Деятельность ссыльного протопопа в Тобольске не исчерпывалась, впрочем, одним протестом против патриарших реформ в деле церковных обрядов и, сообразно этому, происходила не только на почве убеждения и проповеди. Положение, занятое теперь Аввакумом, хотя бы и в силу лишь случайно сложившихся благоприятно для него обстоятельств, давало ему, во всяком случае, в руки власть, позволявшую проводить в жизнь идеалы положительного характера путем непосредственного воздействия на общество, и не такой человек был Аввакум, чтобы не воспользоваться этою возможностью. Смотря на себя как на носителя идей, освященных всем авторитетом церкви и потому составляющих непреложные истины, и вместе как на представителя духовной иерархии, обладающей широкой властью над обществом, он ставил известные требования к окружающим во имя своих нравственных идеалов, вооружаясь для их защиты как духовным авторитетом, так подчас и прямо материальной силой. Защищать же было что, так как на далекой сибирской окраине жизнь значительной части общества еще менее укладывалась в строгие рамки нравственности, чем в центральных областях государства. Аввакум не замедлил повести деятельную борьбу с проявлениями нравственной распущенности общества, и эта борьба скоро познакомила жителей Тобольска с личностью протопопа.

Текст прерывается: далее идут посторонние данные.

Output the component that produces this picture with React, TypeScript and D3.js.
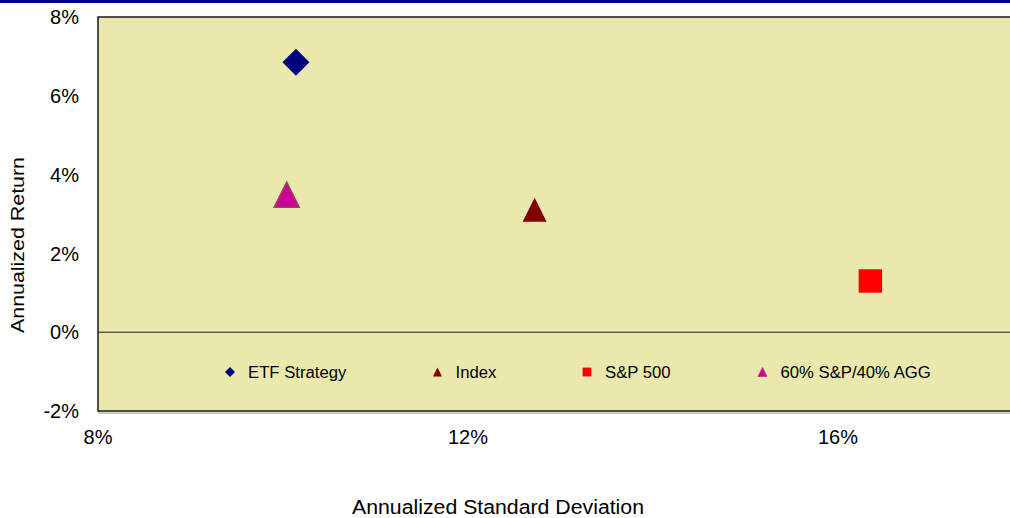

Уехал как-то архиепископ в Москву, и в его отсутствие произошло столкновение между Аввакумом и архиепископским дьяком Иваном Струной. Последний за что-то придрался к дьячку Аввакумовой церкви и “мучить напрасно похотел” его, но тот убежал и спасся в церковь. Струна, собрав людей, последовал за ним и туда и, ворвавшись в церковь во время вечерни, схватил стоявшего на клиросе дьячка за бороду. Тогда Аввакум покинул службу, запер церковные двери, так что пришедшие со Струною люди не могли войти в храм, и, принявшись вместе с дьячком за самого Струну, “посадил его среди церкви на полу и за церковный мятеж постегал его ремнем нарочито таки” и уже после того, приняв от него покаяние, отпустил его домой. Эта выходка не прошла даром не в меру рьяному протопопу: родственники Струны возмутили против него население города и в ту же ночь пытались вломиться во двор Аввакума, грозя схватить его и утопить. Только случай спас Аввакума, но и после того ему долго еще приходилось прятаться от раздраженных врагов и даже не ночевать дома из опасения нового нападения. “Мучился я, от них бегаючи, – рассказывает сам он, – с месяц тайно: иное в церкви ночую, иное уйду к воеводе. Княгиня меня в сундук посылала, – я-де, батюшка, над тобою сяду, как-де придут тебя искать к нам; и воевода от них, мятежников, боялся, лишь плачет, на меня глядя. Я уже и в тюрьму просился, – ино не пустят”. Наконец возвращение архиепископа избавило Аввакума от гнета постоянного страха. Симеон, найдя протопопа совершенно правым, за его дело и еще за другой проступок приказал посадить Струну на цепь. Дьяк, однако, ушел от этого наказания и явился к воеводе с доносом на Аввакума, сказав на него “слово и дело государево”, а воеводы отдали Струну за пристава сыну боярскому Петру Бекетову. Это вмешательство светской власти вновь изменило положение дела, и тогда архиепископ, подумав с Аввакумом, избрал иной путь для наказания непокорного дьяка и на неделе православия предал его проклятию в церкви.